In 2017, archaeologists with Stanford Heritage Services conducted archaeological testing at a site in the Stanford Arboretum. The research confirmed that Chinese laborers who helped build the Stanford campus had once lived there. Now, a new spring archaeology course seeks to tell the stories of those forgotten workers by unearthing where their living quarters stood.
“We really want to know what the lived experience was for these workers because, even now, so many refer to these laborers as workers, which defines them by the work that they did and does not speak to their broader lives,” said Megan Victor, a postdoctoral scholar in the Stanford Archaeological Center who is co-teaching the course Archaeological Field Methods with university archaeologist Laura Jones. “But these were people with complex and complete lives, so looking at a place where they lived really allows us to get a better glimpse into what their lives might have been like.”
The role that Chinese laborers played in the construction of Stanford University can’t be overstated. Even before the establishment of the university, Leland Stanford employed Chinese migrants to maintain and operate his Palo Alto Stock Farm, raise and train his horses, work in vineyards and wineries, and tend to the orchards and gardens. They would later help build some of the most iconic features of Stanford, including the Oval and Lake Lagunita. They also planted every palm tree on Palm Drive. However, there has not yet been any archival evidence found that suggests these Chinese migrants worked on the construction of the First Transcontinental Railroad, which was overseen by the so-called “Big Four,” who included Leland Stanford.
Beginning in the 1870s, anti-Chinese discrimination spread rapidly across the western United States. Victor said that, as a result, many wealthy employers began housing their Chinese workers on their property. “You see this especially after the Chinese Exclusion Act in 1882, where people are trying to protect the Chinese workers that they have,” Victor said. “And Leland Stanford did this, too.”
Stanford archaeologists estimate that there were between four and six residences on the Palo Alto Stock Farm – and later the university – where Chinese workers lived.
“These were people with complex and complete lives, so looking at a place where they lived really allows us to get a better glimpse into what their lives might have been like.”
—Megan Victor
Postdoctoral Scholar, Stanford Archaeological Center
One of those sites was identified by the university’s archaeologists. The process involved georeferencing historic maps of the site with the present-day landscape, then stretching a 5-meter by 5-meter grid over the area that the maps indicated as most likely to have contained the workers’ quarters.

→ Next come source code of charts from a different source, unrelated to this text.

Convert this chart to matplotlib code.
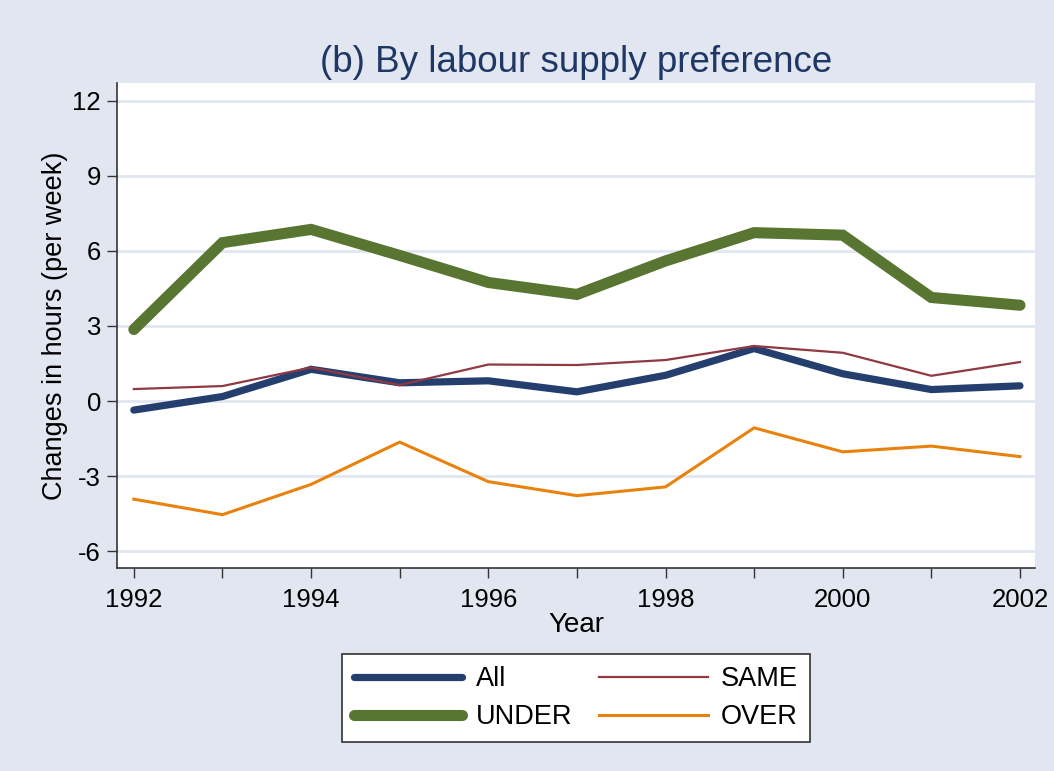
import matplotlib
matplotlib.use("Agg")
import matplotlib.pyplot as plt

plt.rcParams['font.family'] = ['Liberation Sans', 'DejaVu Sans']

years = [1992, 1993, 1994, 1995, 1996, 1997, 1998, 1999, 2000, 2001, 2002]
all_vals = [-0.36, 0.18, 1.27, 0.73, 0.81, 0.37, 1.03, 2.10, 1.09, 0.46, 0.61]
under_vals = [2.86, 6.33, 6.86, 5.82, 4.74, 4.26, 5.60, 6.73, 6.63, 4.14, 3.83]
same_vals = [0.48, 0.60, 1.34, 0.64, 1.46, 1.44, 1.64, 2.20, 1.93, 1.01, 1.56]
over_vals = [-3.92, -4.54, -3.33, -1.64, -3.22, -3.78, -3.43, -1.07, -2.03, -1.80, -2.22]

yticks = [-6, -3, 0, 3, 6, 9, 12]
xticklabels_years = [1992, 1994, 1996, 1998, 2000, 2002]

bg = '#E1E6F0'
grid_c = '#E1E6F0'

fig = plt.figure(figsize=(10.54, 7.71), dpi=100, facecolor=bg)
ax = fig.add_axes([0.111, 0.263, 0.871, 0.629])
ax.set_facecolor('white')

l_all, = ax.plot(years, all_vals, color='#243F6E', lw=5.2, solid_capstyle='round', solid_joinstyle='miter', zorder=3, label='All')
l_under, = ax.plot(years, under_vals, color='#587531', lw=8.0, solid_capstyle='round', solid_joinstyle='miter', zorder=3, label='UNDER')
l_same, = ax.plot(years, same_vals, color='#903843', lw=1.6, zorder=4, label='SAME')
l_over, = ax.plot(years, over_vals, color='#E8820C', lw=2.2, zorder=4, label='OVER')

ax.set_xlim(1991.81, 2002.17)
ax.set_ylim(-6.68, 12.7)
ax.set_yticks(yticks)
ax.set_yticklabels([str(v) for v in yticks])
ax.set_xticks(years)
ax.set_xticklabels([str(y) if y in xticklabels_years else '' for y in years])
ax.grid(axis='y', color=grid_c, lw=2, zorder=1)
ax.set_axisbelow(True)

for s in ['top', 'right']:
    ax.spines[s].set_visible(False)
for s in ['left', 'bottom']:
    ax.spines[s].set_color('#333333')
    ax.spines[s].set_linewidth(1.2)

ax.tick_params(axis='both', direction='out', length=7.5, width=1.0, color='#333333',
               labelsize=18.5, labelcolor='black')
ax.tick_params(axis='x', pad=7)
ax.tick_params(axis='y', pad=4)

ax.set_title('(b) By labour supply preference', fontsize=26.5, color='#1E3764', pad=8)
ax.set_xlabel('Year', fontsize=20, labelpad=0)
ax.set_ylabel('Changes in hours (per week)', fontsize=19.5, labelpad=3)

leg = fig.legend(handles=[l_all, l_under, l_same, l_over], labels=['All', 'UNDER', 'SAME', 'OVER'],
                 ncol=2, loc='upper center', bbox_to_anchor=(0.5465, 0.152),
                 fontsize=19.5, frameon=True, fancybox=False, edgecolor='#333333',
                 facecolor='white', framealpha=1.0,
                 handlelength=4.0, handletextpad=0.5, columnspacing=1.0,
                 borderpad=0.45, labelspacing=0.45, borderaxespad=0)
leg.get_frame().set_linewidth(1.2)

fig.savefig('out.png', dpi=100, facecolor=bg)
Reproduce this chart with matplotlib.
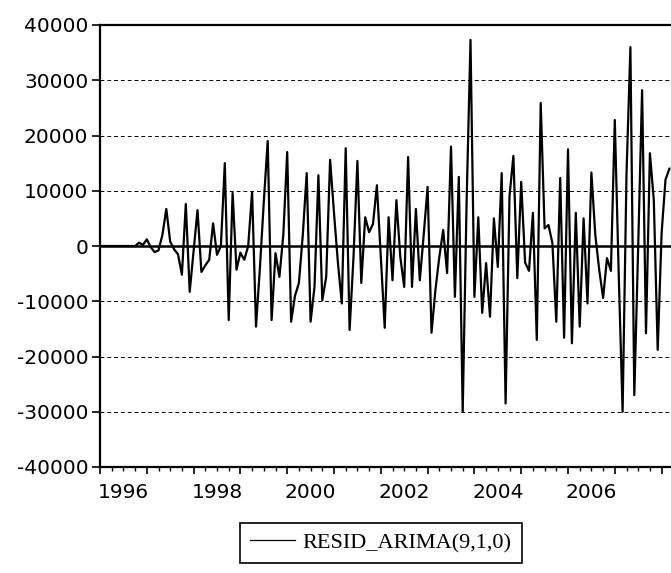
import numpy as np
import matplotlib.pyplot as plt

# Resíduos mensais do ARIMA(9,1,0) (1996M1 em diante)
resid_1996 = [0, 0, 0, 0, 0, 0, 0, 0, 0, 0, 600, 200]
resid_1997 = [1200, -200, -1100, -800, 2000, 6700, 800, -600, -1500, -5200, 7600, -8300]
resid_1998 = [-1000, 6500, -4700, -3500, -2500, 4100, -1600, 0, 15000, -13400, 9600, -4300]
resid_1999 = [-1200, -2500, 0, 9800, -14600, -4000, 8000, 19000, -13400, -1300, -5600, 2000]
resid_2000 = [17000, -13700, -9000, -6700, 2000, 13200, -13700, -7400, 12800, -9800, -5600, 15600]
resid_2001 = [6000, -3000, -10400, 17700, -15200, -2000, 15400, -6700, 5200, 2500, 4000, 11000]
resid_2002 = [-2000, -14800, 5200, -6200, 8300, -2000, -7400, 16100, -7400, 6700, -6200, 2000]
resid_2003 = [10700, -15700, -8000, -2000, 2900, -4900, 18000, -9200, 12500, -30000, 8000, 37300]
resid_2004 = [-9200, 5200, -12100, -3100, -12800, 5000, -3800, 13200, -28500, 9000, 16300, -5800]
resid_2005 = [11600, -3000, -4500, 6000, -17000, 25900, 3200, 3800, 500, -13700, 12300, -16600]
resid_2006 = [17500, -17600, 6000, -14600, 5000, -10400, 13300, 2000, -4300, -9400, -2200, -4500]
resid_2007 = [22800, -5000, -30000, 13000, 36000, -27000, 0, 28200, -15800, 16800, 8300, -18800]
resid_2008 = [2300, 12000, 14000]

ano_inicial = 1996
anos_rotulo = [1996, 1998, 2000, 2002, 2004, 2006]
y_ticks = [-40000, -30000, -20000, -10000, 0, 10000, 20000, 30000, 40000]
nome_serie = "RESID_ARIMA(9,1,0)"

residuos = (resid_1996 + resid_1997 + resid_1998 + resid_1999 + resid_2000 + resid_2001
            + resid_2002 + resid_2003 + resid_2004 + resid_2005 + resid_2006 + resid_2007
            + resid_2008)
tempo = ano_inicial + np.arange(len(residuos)) / 12.0

plt.rcParams['axes.unicode_minus'] = False
plt.rcParams['font.family'] = 'DejaVu Sans'

fig = plt.figure(figsize=(6.71, 5.73), dpi=100)
# eixo passa da borda direita (o original está cortado)
ax = fig.add_axes([100 / 671, 106 / 573, 580 / 671, 442 / 573])

linha, = ax.plot(tempo, residuos, color='black', lw=1.6, label=nome_serie)

# grade tracejada e linha do zero
for nivel in y_ticks:
    if nivel not in (0, -40000, 40000):
        ax.axhline(nivel, color='black', lw=0.7, ls=(0, (4, 3)), zorder=0)
ax.axhline(0, color='black', lw=1.8, zorder=1)

ax.set_ylim(-40000, 40000)
ax.set_xlim(ano_inicial, ano_inicial + 580 / 46.8)
ax.set_yticks(y_ticks)
ax.set_yticklabels([str(v) for v in y_ticks])
ax.tick_params(axis='y', direction='out', length=6, width=1.2, pad=2.5, labelsize=14.5)

# marcas anuais e trimestrais, rótulos no meio do ano
anos = np.arange(ano_inicial, 2009)
ax.set_xticks(anos)
ax.set_xticklabels([])
ax.set_xticks(np.arange(ano_inicial, 2008.5, 0.25), minor=True)
ax.tick_params(axis='x', which='major', direction='out', length=5, width=1.2)
ax.tick_params(axis='x', which='minor', direction='out', length=3, width=1.0)

sec = ax.secondary_xaxis('bottom')
sec.set_xticks([a + 0.5 for a in anos_rotulo])
sec.set_xticklabels([str(a) for a in anos_rotulo])
sec.tick_params(length=0, pad=11.5, labelsize=14.5)
sec.spines['bottom'].set_visible(False)

for lado in ['left', 'top', 'bottom']:
    ax.spines[lado].set_linewidth(1.6)
ax.spines['right'].set_visible(False)

leg = fig.legend(handles=[linha], loc='center', bbox_to_anchor=(381 / 671, 1 - 543 / 573),
                 frameon=True, fancybox=False, edgecolor='black', framealpha=1,
                 handlelength=2.0, handletextpad=0.35, borderpad=0.45,
                 prop={'family': 'Liberation Serif', 'size': 16})
leg.get_frame().set_linewidth(1.2)
leg.get_lines()[0].set_linewidth(0.9)

fig.savefig('out.png', dpi=100)
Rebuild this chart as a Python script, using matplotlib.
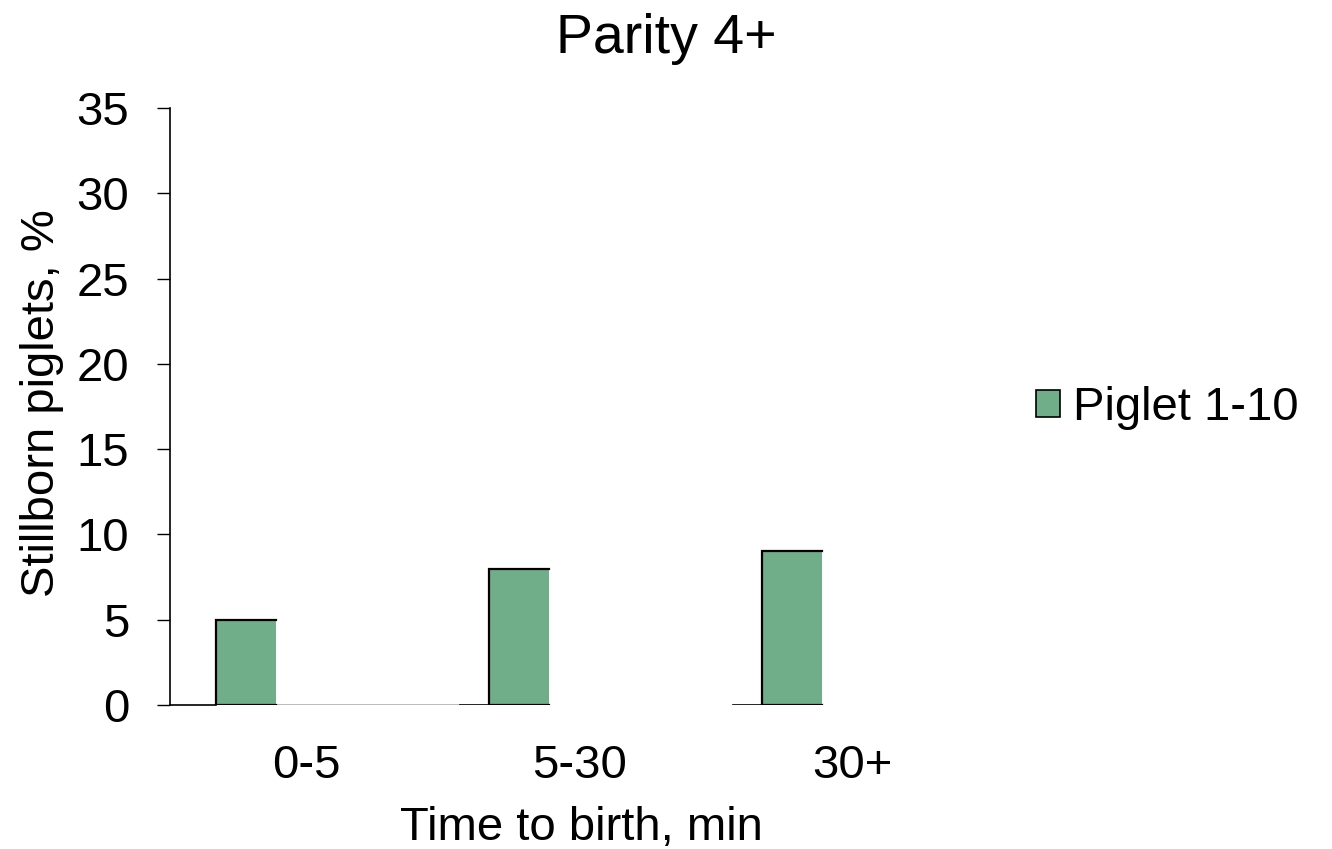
import matplotlib
matplotlib.use("Agg")
import matplotlib.pyplot as plt
import matplotlib.patches as patches
import numpy as np

# dati
categories = ["0-5", "5-30", "30+"]
series_name = "Piglet 1-10"
stillborn_pct = [5, 8, 9]
y_ticks = [0, 5, 10, 15, 20, 25, 30, 35]

BAR_COLOR = "#70ae89"
FONT = "Liberation Sans"
FS = 34

plt.rcParams['font.family'] = [FONT, 'DejaVu Sans']

fig = plt.figure(figsize=(13.32, 8.49), dpi=100)
ax = fig.add_axes([170 / 1332, 1 - 705 / 849, (989 - 170) / 1332, (705 - 108) / 849])

# layout tipo Excel: 3 serie per categoria, gap width 150%
bar_w = 1 / 4.5
offset = 0.75 / 4.5
x = np.arange(len(categories))
lefts = x + offset

ax.bar(lefts, stillborn_pct, width=bar_w, align='edge', color=BAR_COLOR,
       linewidth=0, zorder=2)
# contorno sinistra / alto / basso (il lato destro non si vede)
for l, v in zip(lefts, stillborn_pct):
    ax.plot([l + bar_w, l, l, l + bar_w], [v, v, 0, 0], color='black',
            lw=1.6, solid_joinstyle='miter', zorder=3)

# linea dell'asse x a tratti
ax.plot([0, lefts[0]], [0, 0], color='black', lw=1.2, zorder=1, clip_on=False)
ax.plot([lefts[0] + bar_w, 1.062], [0, 0], color='#b0b0b0', lw=1.2, zorder=1)
for l in lefts[1:]:
    ax.plot([np.floor(l) + 0.062, l], [0, 0], color='black', lw=1.2, zorder=1)

ax.set_xlim(0, 3)
ax.set_ylim(0, 35)
ax.set_yticks(y_ticks)
ax.set_yticklabels([str(t) for t in y_ticks], fontsize=FS)
ax.set_xticks(x + 0.5)
ax.set_xticklabels(categories, fontsize=FS)
ax.tick_params(axis='x', length=0, pad=28)
ax.tick_params(axis='y', length=9.4, width=1, direction='out', pad=20)

for s in ['top', 'right', 'bottom']:
    ax.spines[s].set_visible(False)
ax.spines['left'].set_linewidth(1.2)

fig.text(0.5, 1 - 39 / 849, "Parity 4+", ha='center', va='center', fontsize=40)
fig.text(581 / 1332, 1 - 828 / 849, "Time to birth, min", ha='center', va='center',
         fontsize=FS)
fig.text(42 / 1332, 1 - 403 / 849, "Stillborn piglets, %", ha='center', va='center',
         rotation=90, fontsize=FS)

handle = patches.Patch(facecolor=BAR_COLOR, edgecolor='black', linewidth=1.2,
                       label=series_name)
fig.legend(handles=[handle], loc='center left',
           bbox_to_anchor=(1036 / 1332, 1 - 408 / 849), frameon=False,
           fontsize=FS, handlelength=0.5, handleheight=0.5, handletextpad=0.28,
           borderpad=0, borderaxespad=0)

fig.savefig("out.png", dpi=100, facecolor='white')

The archaeologists then conducted test excavations at the intersections along the grid as a pilot project to verify whether there was any archaeological evidence of the quarters that the historic maps said should be there. During the first pilot excavation in 2017, the archaeologists found a kitchen midden containing broken pieces of cups and plates, as well as animal bones from cooked meals. Today the site is known among Stanford archaeologists as the Arboretum Chinese Labor Quarters, and was likely occupied by Chinese workers from the early 1880s until 1925.
Leland and Jane Stanford kept meticulous notes about the day-to-day operations of the Palo Alto Stock Farm and the early days of the university. Documentation shows that Chinese workers had a variety of jobs and the potential for upward mobility, and were also paid the same as white workers. However, little is known about the personal lives and identities of these Chinese employees. Victor hopes that research conducted by students in Archaeological Field Methods, and later continued by Victor and Heritage Services during summer excavations, will provide some clues.
“In particular, we are interested in what they were doing when they were not working, where they ate, slept and spent non-working hours. That’s a great way to tell the residents’ story more completely,” Victor said.
Victor hopes the excavations will also reveal whether the workers had a garden or kept livestock, and whether women were present in the labor quarters; most are thought to have been occupied mostly, if not exclusively, by men. As for the workers’ approximate ages, Victor said that they were likely relatively young and able to do physical labor, such as digging holes to plant palm trees.
“But we’ve already gotten some artifact evidence that’s a little bit confusing,” Victor said.
The 2017 pilot study uncovered part of a food bottle that would have contained a powder meant for soft chewing. “What’s unclear to us is whether this is proof that someone was able-bodied but had really bad dental problems, was someone elderly or was a kid. We just don’t know,” she said. “But we do have a lot of these little teasers.”
Victor described the course Archaeological Field Methods as “experiential learning” because students will be excavating a real archaeological site. “That means the students that are enrolled in this class will have a hand in telling this story and telling a little bit more about Stanford’s history,” Victor said. “And that’s a pretty cool thing to get out of a class.”
The course is open to undergraduate and graduate students of any major and will be offered again in the spring of 2020.